Our hearts are not any less broken though our minds can wander away from grief for long enough distances to be useful to others.
The stillness of our home without your deep raucous laughter or the resulting tormented hollars from your brother silences us and drives us from the comfort of the four walls.
Tears, that have long since hid from the public's eye, creep down your daddy's face when a father walks one of your friends walks his baby girl down the aisle.
We brace ourselves for family events knowing that the awkwardness of your absence and the collective albeit silent agreement to move together toward happy will often crowd our once easy space.
We are changed:
- we give grace we once withheld and withhold it from others for reasons explainable and unexplainable.
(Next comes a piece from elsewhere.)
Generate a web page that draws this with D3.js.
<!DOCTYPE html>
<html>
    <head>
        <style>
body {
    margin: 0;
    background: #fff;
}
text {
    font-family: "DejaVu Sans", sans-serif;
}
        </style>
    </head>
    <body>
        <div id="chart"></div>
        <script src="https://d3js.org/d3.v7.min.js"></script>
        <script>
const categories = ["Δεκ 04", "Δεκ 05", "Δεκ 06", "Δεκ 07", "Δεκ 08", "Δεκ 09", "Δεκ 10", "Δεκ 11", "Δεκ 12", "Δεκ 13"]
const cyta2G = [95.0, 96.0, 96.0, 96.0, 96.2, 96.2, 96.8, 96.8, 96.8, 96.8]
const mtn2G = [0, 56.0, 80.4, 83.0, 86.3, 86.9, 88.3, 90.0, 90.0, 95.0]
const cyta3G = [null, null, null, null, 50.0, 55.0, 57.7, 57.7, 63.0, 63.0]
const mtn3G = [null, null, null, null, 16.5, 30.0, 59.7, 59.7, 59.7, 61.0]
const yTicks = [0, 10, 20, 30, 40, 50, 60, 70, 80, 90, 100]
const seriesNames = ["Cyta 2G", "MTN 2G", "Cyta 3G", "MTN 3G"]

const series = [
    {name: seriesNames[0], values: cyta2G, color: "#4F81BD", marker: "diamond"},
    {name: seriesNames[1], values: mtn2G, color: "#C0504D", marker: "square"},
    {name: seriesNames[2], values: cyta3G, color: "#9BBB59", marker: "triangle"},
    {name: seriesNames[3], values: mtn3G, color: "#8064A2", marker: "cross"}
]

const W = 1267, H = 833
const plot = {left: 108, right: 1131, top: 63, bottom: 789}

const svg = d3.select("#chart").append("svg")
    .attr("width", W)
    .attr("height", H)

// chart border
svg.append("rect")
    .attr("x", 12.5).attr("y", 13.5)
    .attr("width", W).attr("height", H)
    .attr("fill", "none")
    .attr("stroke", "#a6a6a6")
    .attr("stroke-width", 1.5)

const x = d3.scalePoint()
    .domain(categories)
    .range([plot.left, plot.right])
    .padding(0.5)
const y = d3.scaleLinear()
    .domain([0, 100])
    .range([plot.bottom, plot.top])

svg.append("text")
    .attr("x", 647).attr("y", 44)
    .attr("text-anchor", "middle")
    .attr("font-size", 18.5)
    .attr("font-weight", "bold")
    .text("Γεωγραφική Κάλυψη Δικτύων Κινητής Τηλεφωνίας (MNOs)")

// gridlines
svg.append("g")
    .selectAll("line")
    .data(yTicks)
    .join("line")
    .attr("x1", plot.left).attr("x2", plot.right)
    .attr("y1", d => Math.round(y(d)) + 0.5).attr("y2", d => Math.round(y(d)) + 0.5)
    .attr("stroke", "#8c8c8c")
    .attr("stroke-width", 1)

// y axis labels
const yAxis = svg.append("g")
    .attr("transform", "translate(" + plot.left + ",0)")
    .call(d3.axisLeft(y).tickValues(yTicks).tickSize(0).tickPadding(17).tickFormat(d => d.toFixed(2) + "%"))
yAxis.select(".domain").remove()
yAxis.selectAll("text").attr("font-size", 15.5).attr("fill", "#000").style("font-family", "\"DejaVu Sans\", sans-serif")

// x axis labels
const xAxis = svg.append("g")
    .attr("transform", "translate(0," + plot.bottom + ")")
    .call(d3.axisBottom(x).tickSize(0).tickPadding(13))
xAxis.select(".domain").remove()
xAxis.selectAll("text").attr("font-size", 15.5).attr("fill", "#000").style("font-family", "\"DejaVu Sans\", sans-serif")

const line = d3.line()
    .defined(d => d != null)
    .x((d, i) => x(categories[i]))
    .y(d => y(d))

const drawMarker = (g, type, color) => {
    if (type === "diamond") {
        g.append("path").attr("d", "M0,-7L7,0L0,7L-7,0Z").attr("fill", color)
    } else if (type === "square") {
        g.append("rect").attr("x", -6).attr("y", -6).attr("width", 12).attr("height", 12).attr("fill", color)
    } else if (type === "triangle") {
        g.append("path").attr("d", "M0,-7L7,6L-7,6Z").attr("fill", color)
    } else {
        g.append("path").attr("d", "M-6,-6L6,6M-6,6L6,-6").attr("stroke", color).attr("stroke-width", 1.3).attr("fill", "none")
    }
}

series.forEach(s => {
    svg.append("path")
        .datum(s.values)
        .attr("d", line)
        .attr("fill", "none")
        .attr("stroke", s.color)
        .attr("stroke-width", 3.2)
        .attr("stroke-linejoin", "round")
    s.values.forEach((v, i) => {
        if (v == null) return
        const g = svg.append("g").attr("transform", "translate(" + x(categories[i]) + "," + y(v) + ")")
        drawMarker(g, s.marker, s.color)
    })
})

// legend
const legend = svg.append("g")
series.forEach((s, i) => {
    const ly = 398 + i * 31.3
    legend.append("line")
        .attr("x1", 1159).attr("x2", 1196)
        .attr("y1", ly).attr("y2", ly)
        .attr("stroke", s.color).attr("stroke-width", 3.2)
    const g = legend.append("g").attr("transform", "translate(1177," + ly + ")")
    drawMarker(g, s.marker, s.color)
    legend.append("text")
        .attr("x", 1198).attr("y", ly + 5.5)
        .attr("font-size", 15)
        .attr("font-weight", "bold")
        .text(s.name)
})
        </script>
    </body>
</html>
- we experience storms of anger - not with each other - but with the world, its fickle behavior, its falseness, its constant demand upon us unmoved by our loss.
- we huddle closely, the three of us and retreat from each other to miss you corporately and singularly.
- we pray - still, but differently. Our prayers evolving from a list of requests to a litany of remorse and lamentation.
- we recognize the vulnerability of us with greater respect and less bravado.
- we give more freely to those kids who need us as if we could ever make up for what the world is missing without you here.
- we cherish those brave enough to remember you with us, who are unabated by the awkward or the what if or the cost of vulnerability.
- we stand indebted to friends who rush without hesitation to pick up the mess when we drop our basket in grief.
- we remember you always, with great ease and incessant ache, telling our best stories and marveling in the strength that innately arrives as the story develops and the air around us is filled with the pieces of you we each carry.
- we resolve to champion on and compete - if not with others - at least with ourselves to be better tomorrow than we were today.
- we cry.
- we rest and cling to the sacred promise that heaven welcomed you and knows no darkness, no pain, no tears, that you are at home with the Light of the World.